Une chose que tu aimerais voir en 2009?

J’aimerais que le Québec se dote d’un plan ambitieux en rapport avec le rôle d’Internet à l’école. Un plan avec une portée d’au moins dix ans — parce que l’école n’est pas une institution qu’on peut bousculer; et parce que les responsabilités qui incombent aux enseignants exigent qu’ils aient un temps suffisant pour adapter leurs pratiques pédagogiques à la vision que ce plan devrait énoncer.

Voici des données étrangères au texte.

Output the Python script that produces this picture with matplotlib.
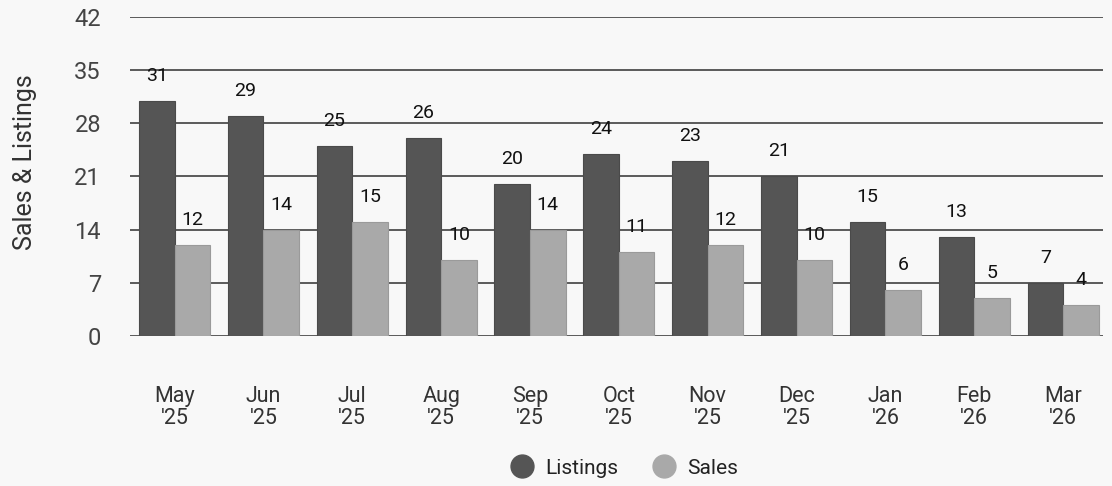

Ce plan ne parlerait pas seulement de technologie et d’équipements, mais aussi (surtout!) de l’ouverture sur le monde qu’Internet rend possible dans les écoles; de la forme que nous souhaitons voir prendre au matériel éducatif et du rôle des éditeurs scolaires pour développer ce matériel. Préciser aussi ce que tous les enfants québécois devraient savoir pour être en mesure de développer leur identité dans ce nouveau monde aussi — parce que c’est un véritable défi qui échappe aujourd’hui largement à l’école.

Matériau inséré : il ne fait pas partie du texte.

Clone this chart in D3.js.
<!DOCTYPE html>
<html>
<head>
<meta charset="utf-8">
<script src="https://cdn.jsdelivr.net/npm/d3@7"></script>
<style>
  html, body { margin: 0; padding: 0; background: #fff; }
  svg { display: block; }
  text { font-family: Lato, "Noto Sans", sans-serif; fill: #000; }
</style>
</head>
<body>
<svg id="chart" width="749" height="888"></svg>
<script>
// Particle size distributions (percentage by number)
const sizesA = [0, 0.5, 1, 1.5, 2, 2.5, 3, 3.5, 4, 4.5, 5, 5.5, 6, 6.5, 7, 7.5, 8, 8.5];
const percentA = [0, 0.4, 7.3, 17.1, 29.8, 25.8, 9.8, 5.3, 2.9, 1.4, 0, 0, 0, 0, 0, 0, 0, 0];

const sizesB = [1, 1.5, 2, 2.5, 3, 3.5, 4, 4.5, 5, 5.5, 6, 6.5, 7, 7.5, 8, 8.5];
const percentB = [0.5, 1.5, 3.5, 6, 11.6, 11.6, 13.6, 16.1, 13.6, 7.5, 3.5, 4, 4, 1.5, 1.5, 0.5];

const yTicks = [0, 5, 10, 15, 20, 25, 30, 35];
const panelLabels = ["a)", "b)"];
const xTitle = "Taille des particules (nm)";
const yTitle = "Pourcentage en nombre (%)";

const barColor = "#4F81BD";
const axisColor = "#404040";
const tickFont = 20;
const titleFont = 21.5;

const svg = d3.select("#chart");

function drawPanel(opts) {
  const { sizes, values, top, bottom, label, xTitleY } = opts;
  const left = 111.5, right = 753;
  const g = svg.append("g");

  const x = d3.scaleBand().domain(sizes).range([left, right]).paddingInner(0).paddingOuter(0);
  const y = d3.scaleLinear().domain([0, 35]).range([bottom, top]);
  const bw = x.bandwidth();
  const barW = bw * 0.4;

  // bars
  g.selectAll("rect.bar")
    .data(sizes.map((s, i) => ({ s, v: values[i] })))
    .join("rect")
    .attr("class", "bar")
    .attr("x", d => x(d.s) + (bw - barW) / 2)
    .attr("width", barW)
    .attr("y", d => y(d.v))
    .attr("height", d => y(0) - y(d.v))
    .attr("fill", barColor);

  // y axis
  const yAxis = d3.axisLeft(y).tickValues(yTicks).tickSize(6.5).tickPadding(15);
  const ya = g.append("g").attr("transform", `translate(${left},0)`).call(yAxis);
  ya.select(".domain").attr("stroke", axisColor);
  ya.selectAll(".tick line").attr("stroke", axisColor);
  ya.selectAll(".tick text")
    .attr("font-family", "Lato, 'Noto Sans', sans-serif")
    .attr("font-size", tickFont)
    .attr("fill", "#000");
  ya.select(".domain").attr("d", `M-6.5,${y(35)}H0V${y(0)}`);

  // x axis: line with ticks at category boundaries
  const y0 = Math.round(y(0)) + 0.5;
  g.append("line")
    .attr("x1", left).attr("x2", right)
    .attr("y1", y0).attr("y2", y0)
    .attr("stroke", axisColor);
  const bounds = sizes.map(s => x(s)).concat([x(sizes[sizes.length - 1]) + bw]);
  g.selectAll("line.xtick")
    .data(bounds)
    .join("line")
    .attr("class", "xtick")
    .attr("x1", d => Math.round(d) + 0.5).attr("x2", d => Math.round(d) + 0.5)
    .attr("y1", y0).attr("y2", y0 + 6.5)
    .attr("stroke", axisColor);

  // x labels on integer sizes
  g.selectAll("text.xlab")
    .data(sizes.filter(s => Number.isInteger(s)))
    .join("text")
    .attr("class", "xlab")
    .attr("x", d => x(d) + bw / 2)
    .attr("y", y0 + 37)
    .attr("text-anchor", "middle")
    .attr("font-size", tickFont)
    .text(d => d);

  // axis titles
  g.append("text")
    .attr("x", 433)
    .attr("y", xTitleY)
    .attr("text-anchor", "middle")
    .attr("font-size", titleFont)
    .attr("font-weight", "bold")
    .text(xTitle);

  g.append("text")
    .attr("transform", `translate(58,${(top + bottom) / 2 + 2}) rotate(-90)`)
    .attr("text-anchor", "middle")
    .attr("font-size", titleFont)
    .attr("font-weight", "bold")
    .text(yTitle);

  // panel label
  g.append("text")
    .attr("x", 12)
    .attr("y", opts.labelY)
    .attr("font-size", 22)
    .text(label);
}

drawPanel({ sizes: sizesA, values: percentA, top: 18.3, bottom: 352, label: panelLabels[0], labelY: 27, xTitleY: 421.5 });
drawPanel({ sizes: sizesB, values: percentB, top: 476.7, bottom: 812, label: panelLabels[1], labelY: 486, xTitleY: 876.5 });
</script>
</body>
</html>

La « réforme » était une nécessité. Il faut continuer de l’appuyer. Ses fondements correspondent bien aux défis que les enfants devront relever lorsqu’ils seront adultes.

Je suis convaincu que plusieurs des difficultés que nous rencontrons dans la mise en oeuvre de cette réforme tiennent essentiellement au fait que nous n’avons pas encore su faire appel aux technologies pour aller au bout des convictions qui nous ont guidés jusqu’ici — c’est pourtant nécessaire. C’est le défi que ce plan devrait nous aider à relever.

Dans un autre ordre d’idée, j’aimerais aussi que les éditeurs, les auteurs et les libraires, notamment, s’engagent dès maintenant, et avec conviction, dans le passage au numérique et dans les premières étapes de la dématérialisation du livre. Je vais personnellement y consacrer toutes mes énergies au cours des prochains mois, parce que je suis convaincu que par delà les risques qui inévitablement associés à de tels bouleversements techno-socio-économiques, il y a là une extraordinaire opportunité pour la culture québécoise de voir naître de nouveaux talents et de se faire connaître plus largement que jamais auparavant.